▶ _Exercise requirements_:
Skip every picture and transcribe the remaining material exactly.

++++++++++++++++++++

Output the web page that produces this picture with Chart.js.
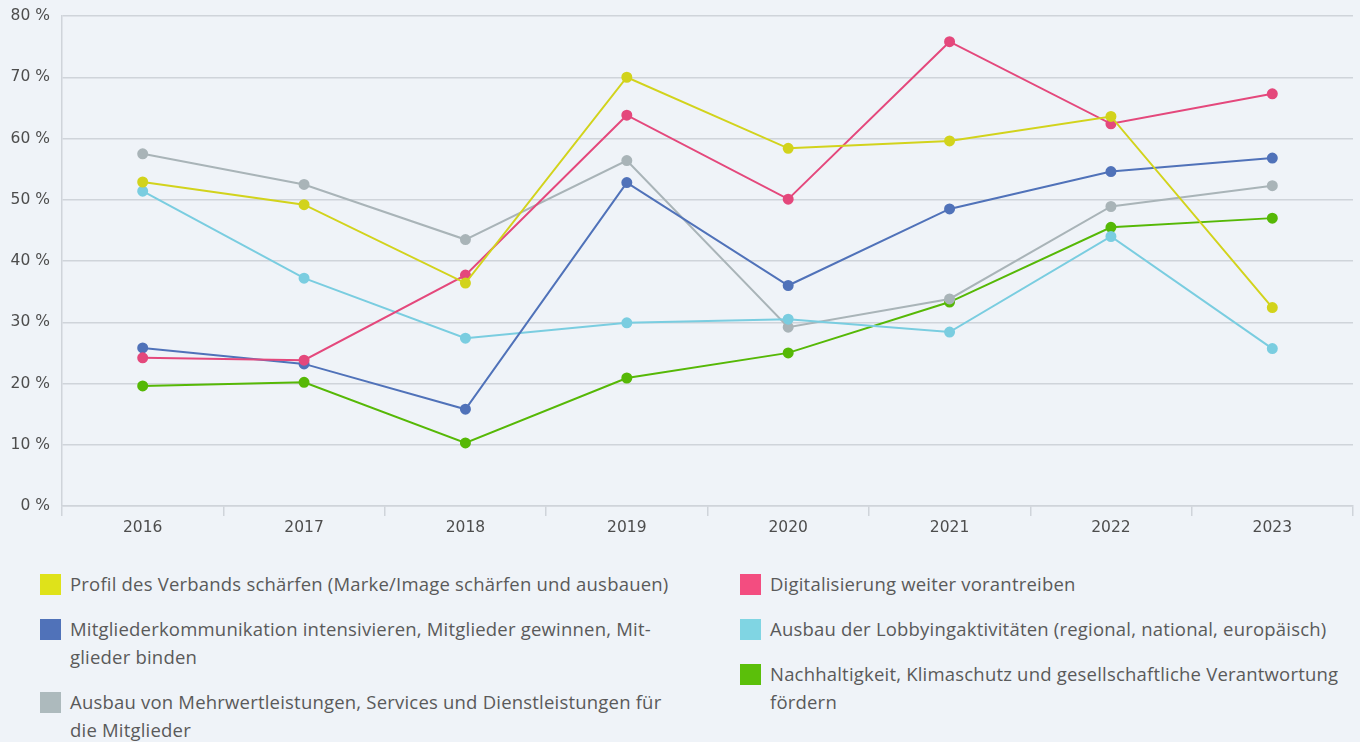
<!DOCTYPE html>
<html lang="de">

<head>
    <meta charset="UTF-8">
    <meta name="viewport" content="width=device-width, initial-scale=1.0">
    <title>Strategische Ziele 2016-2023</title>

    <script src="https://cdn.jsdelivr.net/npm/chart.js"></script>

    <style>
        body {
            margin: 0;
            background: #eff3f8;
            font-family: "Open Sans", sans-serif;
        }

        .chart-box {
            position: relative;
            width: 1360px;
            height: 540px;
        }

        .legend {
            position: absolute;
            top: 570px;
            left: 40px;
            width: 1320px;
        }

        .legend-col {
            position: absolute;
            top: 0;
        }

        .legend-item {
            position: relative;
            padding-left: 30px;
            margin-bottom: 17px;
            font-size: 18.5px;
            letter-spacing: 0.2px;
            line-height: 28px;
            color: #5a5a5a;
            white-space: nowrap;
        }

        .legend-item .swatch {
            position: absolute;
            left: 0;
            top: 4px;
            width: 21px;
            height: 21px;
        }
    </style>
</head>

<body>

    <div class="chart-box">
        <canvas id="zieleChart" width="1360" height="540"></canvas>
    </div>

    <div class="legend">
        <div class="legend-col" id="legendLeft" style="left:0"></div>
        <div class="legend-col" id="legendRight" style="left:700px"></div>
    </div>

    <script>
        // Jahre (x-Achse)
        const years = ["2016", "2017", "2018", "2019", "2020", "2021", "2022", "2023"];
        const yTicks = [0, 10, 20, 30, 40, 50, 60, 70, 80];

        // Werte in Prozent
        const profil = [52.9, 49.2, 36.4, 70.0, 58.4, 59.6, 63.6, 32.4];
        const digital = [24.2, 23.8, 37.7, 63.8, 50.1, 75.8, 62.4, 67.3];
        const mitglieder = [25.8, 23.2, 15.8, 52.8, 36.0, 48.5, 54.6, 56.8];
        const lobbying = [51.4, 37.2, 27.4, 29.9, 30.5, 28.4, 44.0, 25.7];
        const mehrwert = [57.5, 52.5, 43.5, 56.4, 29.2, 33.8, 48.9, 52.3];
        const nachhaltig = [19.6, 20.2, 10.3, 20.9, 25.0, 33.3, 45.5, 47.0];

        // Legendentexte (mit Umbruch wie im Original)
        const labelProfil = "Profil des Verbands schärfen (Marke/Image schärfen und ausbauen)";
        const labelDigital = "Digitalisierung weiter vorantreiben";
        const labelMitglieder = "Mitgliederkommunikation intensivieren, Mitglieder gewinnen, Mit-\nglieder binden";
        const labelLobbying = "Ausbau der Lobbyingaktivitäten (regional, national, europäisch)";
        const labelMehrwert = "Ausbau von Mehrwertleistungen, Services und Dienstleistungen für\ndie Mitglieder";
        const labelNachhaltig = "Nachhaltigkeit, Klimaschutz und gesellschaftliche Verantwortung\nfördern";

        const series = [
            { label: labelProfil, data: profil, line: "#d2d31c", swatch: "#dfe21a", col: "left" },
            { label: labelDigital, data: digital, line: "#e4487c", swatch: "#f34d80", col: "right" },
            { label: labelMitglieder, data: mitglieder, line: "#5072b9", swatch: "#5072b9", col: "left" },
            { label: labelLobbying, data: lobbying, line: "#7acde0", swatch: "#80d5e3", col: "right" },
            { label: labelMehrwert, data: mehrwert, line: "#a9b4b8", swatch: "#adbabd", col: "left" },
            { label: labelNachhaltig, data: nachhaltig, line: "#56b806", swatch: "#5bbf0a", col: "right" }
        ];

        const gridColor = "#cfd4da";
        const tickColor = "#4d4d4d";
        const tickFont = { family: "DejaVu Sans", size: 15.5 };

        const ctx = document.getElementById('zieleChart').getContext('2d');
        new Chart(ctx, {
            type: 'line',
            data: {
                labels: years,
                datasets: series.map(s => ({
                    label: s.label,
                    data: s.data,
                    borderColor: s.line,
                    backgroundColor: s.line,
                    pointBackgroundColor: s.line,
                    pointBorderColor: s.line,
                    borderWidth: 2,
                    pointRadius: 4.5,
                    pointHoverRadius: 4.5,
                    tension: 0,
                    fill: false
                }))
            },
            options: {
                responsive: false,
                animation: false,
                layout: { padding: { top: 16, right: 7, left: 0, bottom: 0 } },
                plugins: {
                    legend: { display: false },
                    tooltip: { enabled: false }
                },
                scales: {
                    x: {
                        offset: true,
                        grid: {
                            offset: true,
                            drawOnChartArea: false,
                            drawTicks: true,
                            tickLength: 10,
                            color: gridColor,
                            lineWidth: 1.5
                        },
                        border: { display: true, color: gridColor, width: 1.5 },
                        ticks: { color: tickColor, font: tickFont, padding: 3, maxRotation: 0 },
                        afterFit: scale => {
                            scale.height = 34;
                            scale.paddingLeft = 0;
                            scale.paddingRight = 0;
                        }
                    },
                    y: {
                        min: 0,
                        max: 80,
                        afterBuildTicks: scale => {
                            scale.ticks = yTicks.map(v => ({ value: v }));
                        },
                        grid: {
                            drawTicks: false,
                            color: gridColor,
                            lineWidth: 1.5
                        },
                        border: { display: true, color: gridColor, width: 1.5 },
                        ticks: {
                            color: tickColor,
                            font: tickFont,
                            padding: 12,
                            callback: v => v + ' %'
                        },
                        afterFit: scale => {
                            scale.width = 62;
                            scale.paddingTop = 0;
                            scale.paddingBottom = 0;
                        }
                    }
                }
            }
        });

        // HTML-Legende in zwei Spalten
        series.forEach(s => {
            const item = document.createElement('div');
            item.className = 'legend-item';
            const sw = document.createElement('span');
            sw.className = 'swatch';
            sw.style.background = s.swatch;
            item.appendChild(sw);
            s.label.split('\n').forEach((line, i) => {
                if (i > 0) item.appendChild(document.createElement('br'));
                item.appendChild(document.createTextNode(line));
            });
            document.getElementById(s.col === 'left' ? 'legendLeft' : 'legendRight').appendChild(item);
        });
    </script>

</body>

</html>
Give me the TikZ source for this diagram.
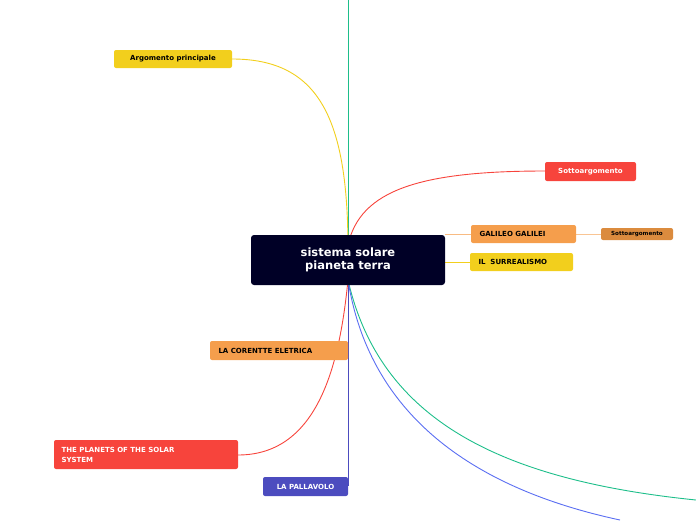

++++++++++++++++++++

▶ _Complete response_:
Output the web page that produces this picture with Chart.js.
<!DOCTYPE html>
<html lang="de">

<head>
    <meta charset="UTF-8">
    <meta name="viewport" content="width=device-width, initial-scale=1.0">
    <title>Strategische Ziele 2016-2023</title>

    <script src="https://cdn.jsdelivr.net/npm/chart.js"></script>

    <style>
        body {
            margin: 0;
            background: #eff3f8;
            font-family: "Open Sans", sans-serif;
        }

        .chart-box {
            position: relative;
            width: 1360px;
            height: 540px;
        }

        .legend {
            position: absolute;
            top: 570px;
            left: 40px;
            width: 1320px;
        }

        .legend-col {
            position: absolute;
            top: 0;
        }

        .legend-item {
            position: relative;
            padding-left: 30px;
            margin-bottom: 17px;
            font-size: 18.5px;
            letter-spacing: 0.2px;
            line-height: 28px;
            color: #5a5a5a;
            white-space: nowrap;
        }

        .legend-item .swatch {
            position: absolute;
            left: 0;
            top: 4px;
            width: 21px;
            height: 21px;
        }
    </style>
</head>

<body>

    <div class="chart-box">
        <canvas id="zieleChart" width="1360" height="540"></canvas>
    </div>

    <div class="legend">
        <div class="legend-col" id="legendLeft" style="left:0"></div>
        <div class="legend-col" id="legendRight" style="left:700px"></div>
    </div>

    <script>
        // Jahre (x-Achse)
        const years = ["2016", "2017", "2018", "2019", "2020", "2021", "2022", "2023"];
        const yTicks = [0, 10, 20, 30, 40, 50, 60, 70, 80];

        // Werte in Prozent
        const profil = [52.9, 49.2, 36.4, 70.0, 58.4, 59.6, 63.6, 32.4];
        const digital = [24.2, 23.8, 37.7, 63.8, 50.1, 75.8, 62.4, 67.3];
        const mitglieder = [25.8, 23.2, 15.8, 52.8, 36.0, 48.5, 54.6, 56.8];
        const lobbying = [51.4, 37.2, 27.4, 29.9, 30.5, 28.4, 44.0, 25.7];
        const mehrwert = [57.5, 52.5, 43.5, 56.4, 29.2, 33.8, 48.9, 52.3];
        const nachhaltig = [19.6, 20.2, 10.3, 20.9, 25.0, 33.3, 45.5, 47.0];

        // Legendentexte (mit Umbruch wie im Original)
        const labelProfil = "Profil des Verbands schärfen (Marke/Image schärfen und ausbauen)";
        const labelDigital = "Digitalisierung weiter vorantreiben";
        const labelMitglieder = "Mitgliederkommunikation intensivieren, Mitglieder gewinnen, Mit-\nglieder binden";
        const labelLobbying = "Ausbau der Lobbyingaktivitäten (regional, national, europäisch)";
        const labelMehrwert = "Ausbau von Mehrwertleistungen, Services und Dienstleistungen für\ndie Mitglieder";
        const labelNachhaltig = "Nachhaltigkeit, Klimaschutz und gesellschaftliche Verantwortung\nfördern";

        const series = [
            { label: labelProfil, data: profil, line: "#d2d31c", swatch: "#dfe21a", col: "left" },
            { label: labelDigital, data: digital, line: "#e4487c", swatch: "#f34d80", col: "right" },
            { label: labelMitglieder, data: mitglieder, line: "#5072b9", swatch: "#5072b9", col: "left" },
            { label: labelLobbying, data: lobbying, line: "#7acde0", swatch: "#80d5e3", col: "right" },
            { label: labelMehrwert, data: mehrwert, line: "#a9b4b8", swatch: "#adbabd", col: "left" },
            { label: labelNachhaltig, data: nachhaltig, line: "#56b806", swatch: "#5bbf0a", col: "right" }
        ];

        const gridColor = "#cfd4da";
        const tickColor = "#4d4d4d";
        const tickFont = { family: "DejaVu Sans", size: 15.5 };

        const ctx = document.getElementById('zieleChart').getContext('2d');
        new Chart(ctx, {
            type: 'line',
            data: {
                labels: years,
                datasets: series.map(s => ({
                    label: s.label,
                    data: s.data,
                    borderColor: s.line,
                    backgroundColor: s.line,
                    pointBackgroundColor: s.line,
                    pointBorderColor: s.line,
                    borderWidth: 2,
                    pointRadius: 4.5,
                    pointHoverRadius: 4.5,
                    tension: 0,
                    fill: false
                }))
            },
            options: {
                responsive: false,
                animation: false,
                layout: { padding: { top: 16, right: 7, left: 0, bottom: 0 } },
                plugins: {
                    legend: { display: false },
                    tooltip: { enabled: false }
                },
                scales: {
                    x: {
                        offset: true,
                        grid: {
                            offset: true,
                            drawOnChartArea: false,
                            drawTicks: true,
                            tickLength: 10,
                            color: gridColor,
                            lineWidth: 1.5
                        },
                        border: { display: true, color: gridColor, width: 1.5 },
                        ticks: { color: tickColor, font: tickFont, padding: 3, maxRotation: 0 },
                        afterFit: scale => {
                            scale.height = 34;
                            scale.paddingLeft = 0;
                            scale.paddingRight = 0;
                        }
                    },
                    y: {
                        min: 0,
                        max: 80,
                        afterBuildTicks: scale => {
                            scale.ticks = yTicks.map(v => ({ value: v }));
                        },
                        grid: {
                            drawTicks: false,
                            color: gridColor,
                            lineWidth: 1.5
                        },
                        border: { display: true, color: gridColor, width: 1.5 },
                        ticks: {
                            color: tickColor,
                            font: tickFont,
                            padding: 12,
                            callback: v => v + ' %'
                        },
                        afterFit: scale => {
                            scale.width = 62;
                            scale.paddingTop = 0;
                            scale.paddingBottom = 0;
                        }
                    }
                }
            }
        });

        // HTML-Legende in zwei Spalten
        series.forEach(s => {
            const item = document.createElement('div');
            item.className = 'legend-item';
            const sw = document.createElement('span');
            sw.className = 'swatch';
            sw.style.background = s.swatch;
            item.appendChild(sw);
            s.label.split('\n').forEach((line, i) => {
                if (i > 0) item.appendChild(document.createElement('br'));
                item.appendChild(document.createTextNode(line));
            });
            document.getElementById(s.col === 'left' ? 'legendLeft' : 'legendRight').appendChild(item);
        });
    </script>

</body>

</html>
Give me the TikZ source for this diagram.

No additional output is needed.